Estamos ante un bellísimo thriller cuya materia prima es el bricolaje, esa pasión a la que se entrega -con la mente en blanco- un altísimo porcentaje de varones occidentales del siglo XXI. (Quizá sean los mismos hombres que dejan la sesera con los videojuegos, perdón por la digresión). Después de ver The Killer, tus visitas a las grandes tiendas de bricolaje se convertirán en una pesadilla si te da por pensar que ese desconocido de al lado, que acaba de comprar un taladro o una radial, te puede decapitar en su impecable garaje de su adosado sin que nadie se entere. Este es el viaje que propone David Fincher a través Michael Fassbender, un asesino a sueldo amoral y gélido, que ejecuta sus trabajos con una pulcritud mareante. Y ya.
Los 120 minutos de The Killer están dosificados y fotografiados con fascinante precisión, en los que el pobre Michael Fassbender apenas habla. Solo oímos su voz interior repitiéndo una letanía nihilista, una suerte de decálogo del sicario chic, que nunca falla, que no siente nada, que no se apega a nadie y que hace yoga como un maestro paquistaní.
Su actuación se limita a ejecutar una coreografía milimétrica; hacer movimientos mecánicos con cara de palo.
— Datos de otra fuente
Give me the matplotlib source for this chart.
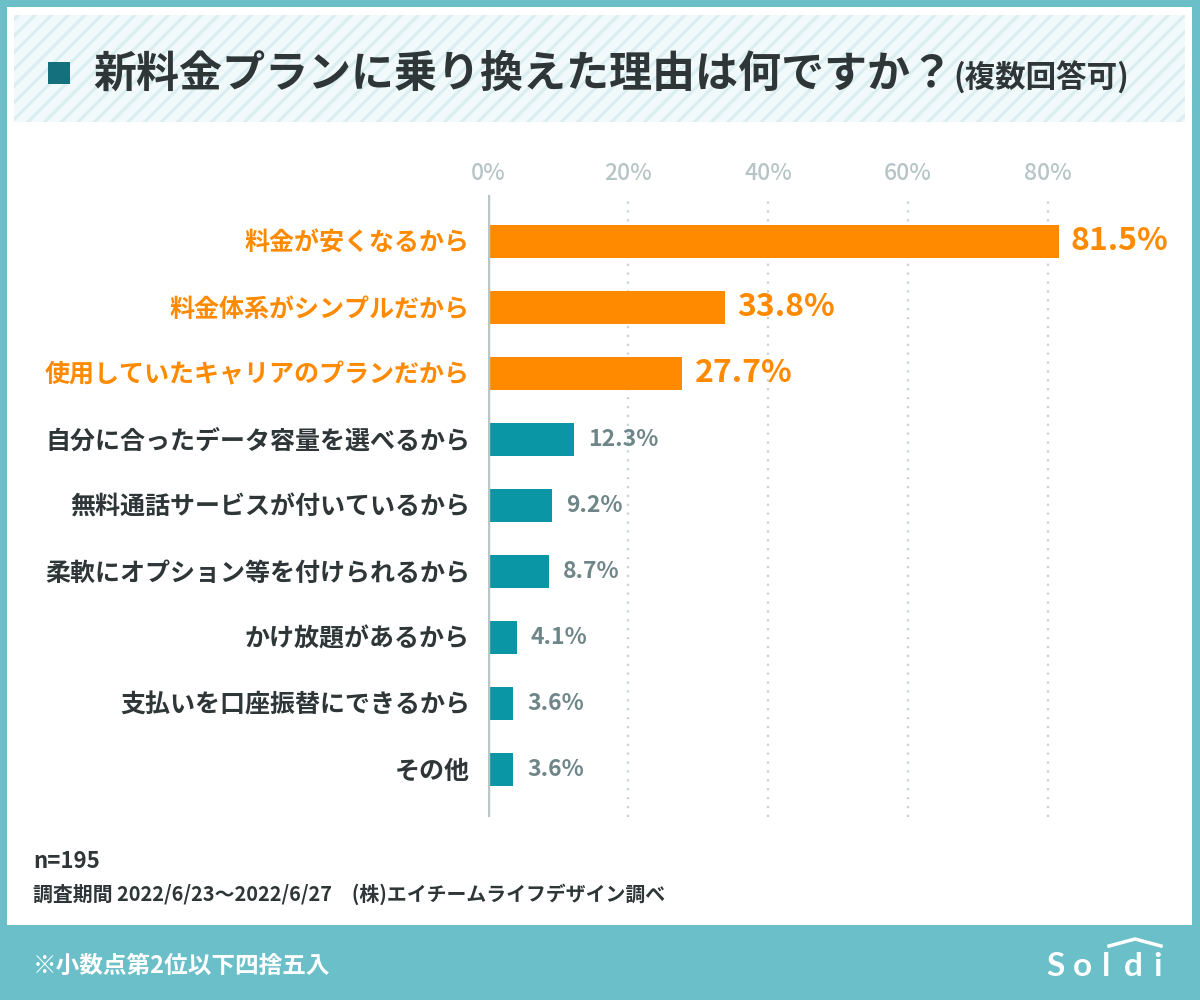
"""
新料金プランに乗り換えた理由 - horizontal bar chart (Soldi style)
"""
import matplotlib
matplotlib.use('Agg')
import matplotlib.pyplot as plt
from matplotlib.patches import Rectangle
from matplotlib.lines import Line2D

plt.rcParams['font.family'] = ['Noto Sans CJK JP', 'DejaVu Sans']
plt.rcParams['hatch.linewidth'] = 2.2

categories = [
    '料金が安くなるから',
    '料金体系がシンプルだから',
    '使用していたキャリアのプランだから',
    '自分に合ったデータ容量を選べるから',
    '無料通話サービスが付いているから',
    '柔軟にオプション等を付けられるから',
    'かけ放題があるから',
    '支払いを口座振替にできるから',
    'その他',
]
values = [81.5, 33.8, 27.7, 12.3, 9.2, 8.7, 4.1, 3.6, 3.6]
n_top = 3  # highlighted in orange

ticks = [0, 20, 40, 60, 80]
tick_labels = ['0%', '20%', '40%', '60%', '80%']

title = '新料金プランに乗り換えた理由は何ですか？'
subtitle = '(複数回答可)'
sample = 'n=195'
source = '調査期間 2022/6/23～2022/6/27　(株)エイチームライフデザイン調べ'
note = '※小数点第2位以下四捨五入'

BORDER = '#6bbfc9'
ORANGE = '#ff8a00'
TEAL = '#0b96a5'
DARK = '#2e3638'
GREY = '#6f8689'
TICK = '#b6c4c6'

W, H = 1200, 1000
fig = plt.figure(figsize=(12, 10), dpi=100)
fig.patch.set_facecolor(BORDER)

def px(x0, y0, x1, y1):
    # pixel box (top-left origin) -> figure fraction rect
    return (x0 / W, 1 - y1 / H), (x1 - x0) / W, (y1 - y0) / H

xy, w, h = px(7, 7, 1192, 925)
fig.patches.append(Rectangle(xy, w, h, transform=fig.transFigure,
                             facecolor='white', edgecolor='none', zorder=-3))
xy, w, h = px(14, 15, 1185, 122)
fig.patches.append(Rectangle(xy, w, h, transform=fig.transFigure,
                             facecolor='#f2f9fa', edgecolor='#d8eef0',
                             hatch='//', linewidth=0, zorder=-2))
xy, w, h = px(48, 62, 70, 84)
fig.patches.append(Rectangle(xy, w, h, transform=fig.transFigure,
                             facecolor='#15707e', edgecolor='none', zorder=-1))

fig.text(93 / W, 1 - 74 / H, title, fontsize=31, fontweight='bold',
         color=DARK, va='center', ha='left')
fig.text(953 / W, 1 - 78 / H, subtitle, fontsize=22, fontweight='bold',
         color=DARK, va='center', ha='left')

# chart area
ax = fig.add_axes([488 / W, 1 - 817 / H, 700 / W, 622 / H])
ax.patch.set_alpha(0)
ypos = list(range(len(categories)))
colors = [ORANGE if i < n_top else TEAL for i in ypos]
ax.barh(ypos, values, height=0.5, color=colors, zorder=2)
ax.set_xlim(0, 100)
ax.set_ylim(8.727, -0.697)

for i, v in enumerate(values):
    if i < n_top:
        ax.annotate(f'{v:.1f}%', (v, i), xytext=(9, 0), textcoords='offset points',
                    va='center', ha='left', fontsize=23, fontweight='bold',
                    color=ORANGE)
    else:
        ax.annotate(f'{v:.1f}%', (v, i), xytext=(10, 0), textcoords='offset points',
                    va='center', ha='left', fontsize=16.5, fontweight='bold',
                    color=GREY)

ax.set_yticks(ypos)
ax.set_yticklabels(categories, fontsize=18, fontweight='bold')
for lbl, c in zip(ax.get_yticklabels(), colors):
    lbl.set_color(ORANGE if c == ORANGE else DARK)
ax.tick_params(axis='y', length=0, pad=13)

ax.xaxis.tick_top()
ax.set_xticks(ticks)
ax.set_xticklabels(tick_labels, fontsize=16.5, color=TICK, fontweight='medium')
ax.tick_params(axis='x', length=0, pad=7)
ax.grid(axis='x', linestyle=(0, (1, 3)), color='#c8d2d4', linewidth=1.6, zorder=1)
ax.grid(axis='y', visible=False)
ax.axvline(0, color='#b9c5c7', linewidth=3.2, zorder=3)
for s in ax.spines.values():
    s.set_visible(False)

# footer
fig.text(33 / W, 1 - 861 / H, sample, fontsize=16, fontweight='bold',
         color=DARK, va='center', ha='left')
fig.text(33 / W, 1 - 894 / H, source, fontsize=14.3, fontweight='bold',
         color=DARK, va='center', ha='left')
fig.text(33 / W, 1 - 966 / H, note, fontsize=17, fontweight='bold',
         color='white', va='center', ha='left')

# Soldi logo
for ch, x in zip('Soldi', [1055, 1082, 1106, 1133, 1158]):
    fig.text(x / W, 1 - 966 / H, ch, fontsize=24, color='white',
             va='center', ha='center', family='Lato', fontweight='bold')
fig.add_artist(Line2D([1109 / W, 1135 / W, 1161 / W],
                      [1 - 946 / H, 1 - 939 / H, 1 - 946 / H],
                      transform=fig.transFigure, color='white', linewidth=2.5))

fig.savefig('out.png', dpi=100, facecolor=fig.get_facecolor())
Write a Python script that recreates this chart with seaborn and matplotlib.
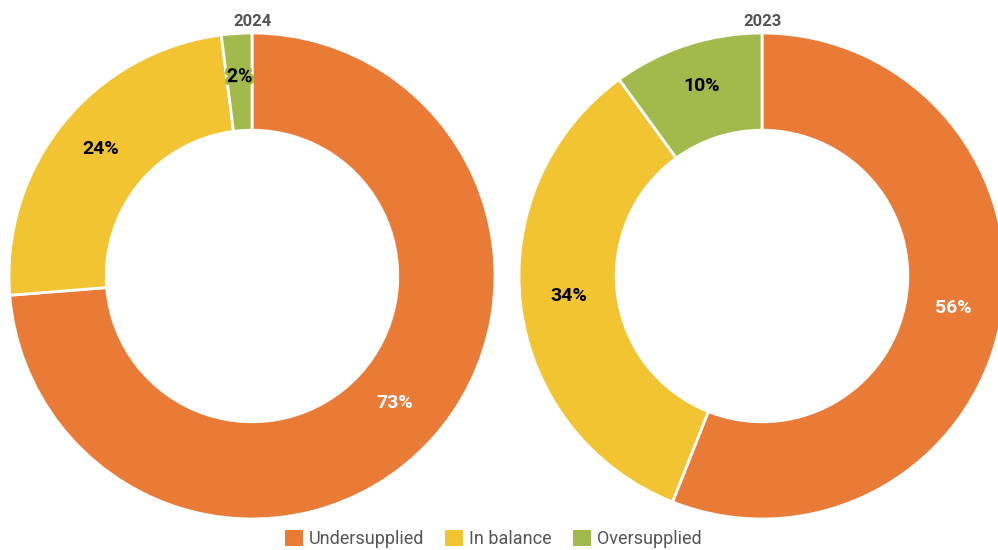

Monta y desmonta armas, entra y sale de hoteles, sube y baja de aviones, dispara y asesina con la frialdad de un empleado de matadero. Esta adaptación del comic del francés de Alexis “Matz” Nolent resulta una brillante e inquietante reflexión sobre el motor desestabilizador de la venganza y las trampas del autoengaño. Todo ello interesante, pero una vez pasados los primeros 30 minutos de un brutal arranque, la película se deja caer por un exquisito barranco visual que acaba en bucle repetitivo (y muchos guiños para la cinefilia).
The Killer es héroe con tics de videojuego. Es un arquetipo que transita por los caminos trillados del lobo solitario anglosajón: un témpano que recorre el mundo asesinando y al que espera una novia (que no dice ni una palabra) en su mansión del Caribe. Puede ser un James Bond que se ha convertido en mercenario, un sicario rubio que conecta con el aislamiento de los incels y la obsesión de los survivalistas por las armas y los dogmas del aislamiento. en efecto, una obra que retrata el alma del hombre blanco del siglo XXI, un tipo silencioso y poco evolucionado.